日本の菅直人首相は先日、東日本大震災での中国からの支援に心からの感謝を伝えるメッセージを中国メディアに寄稿した。メッセージに使われた「絆」「感謝」「恩返し」という3つのキーワードには、人情や恩義といった東洋文化の要素が包含されている。
英語版メッセージのタイトルは「Thank you for the Kizuna」。「Kizuna」は日本語の「絆」だ。動物をつなぐ綱が原義で、後に断つことのできない人々や肉親の情という意味の派生した、深い感情の込められた言葉だ。日本人は人と人との情感を表現する時に、この言葉を非常に好んで使用する。小杉健治 の小説『絆』は映画化され、山川純一の漫画『絆』は広く好まれ、松浦亜弥の歌『きずな』も人気を博した。福田康夫元首相は太平洋を沿岸各国の「内海」とし、各国の人と人との心をつなぐ絆を築くことを主張した。自民党の谷垣禎一総裁も最近、絆の力で震災後の日本を復興する必要性を唱えた。これで菅首相がなぜ各国からの支援を「絆」と理解したのかが理解できるだろう。
「感謝」という言葉はタイトルだけでなく、本文中にも2回登場する。「心からの感謝を申し上げます」と「今一度、有難うございます、と述べさせていただきます」だ。助けられた後に謝意を表するのは、単なる礼節の問題ではなく、人と人との「Kizuna」を深める行いだ。中日両国間には感謝のエピソードが少なからずある。1923年の関東大震災の際、中国人は幅広く義援金を集め、日本側も「国民代表団」をわざわざ中国に派遣して謝意を表した。四川大地震の際、日本の救援隊の姿勢は中国人に深い感銘を与え、中国政府も丁重に謝意を表した。
感謝の先にあるのは恩返しだ。菅首相はメッセージで「世界各界の皆様の温かな援助に報います」と表明している。古人は「恩を施して覚えるなかれ、恩を受けて忘れるなかれ」と言った。日本では「恩返し」は子どもから老人まで知っている昔話にも登場する。
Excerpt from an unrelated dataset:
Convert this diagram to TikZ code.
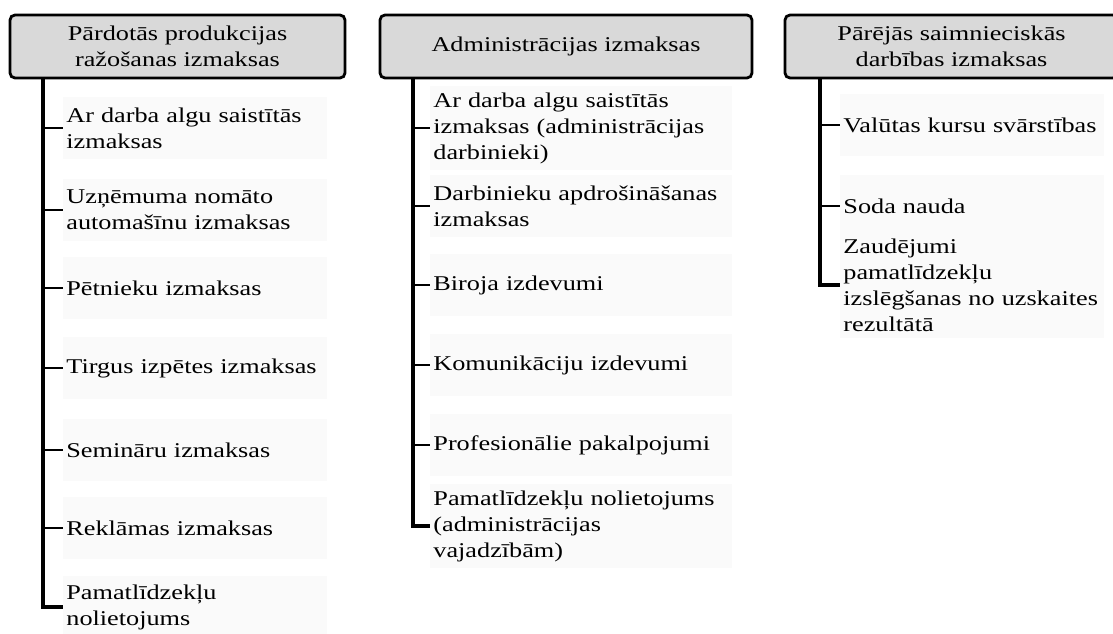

老夫婦が猟師の罠にかかった一羽の鶴を救う。鶴は美しい娘に姿を変え、自分の羽根で布を織る。老夫婦はこれを売って長者になる----。「鶴の恩返し」というこの昔話は、古代中国の伝説が基になっているとのことだ。例えば中国の「白鶴銜珠」では、ある人が射られて傷を負った鶴を懸命に手当する。傷の治った鶴は飛び去ると、真珠を銜えて戻り、命を救ってもらった恩に報いる。感恩の面で中日間に共通の文化的背景があることがわかる。
助けがあれば感謝があり、感謝があれば感恩がある。このような相互作用の中で人と人との感情の絆が生まれる。中国と日本は一衣帯水の隣邦であり、両国間には断ちきることのできない歴史的、文化的絆がある。人類は一隻の船に同乗している。人と人、国と国との「Kizuna」が深まるほど、われわれが共同で波風と闘う能力も高まるのだ。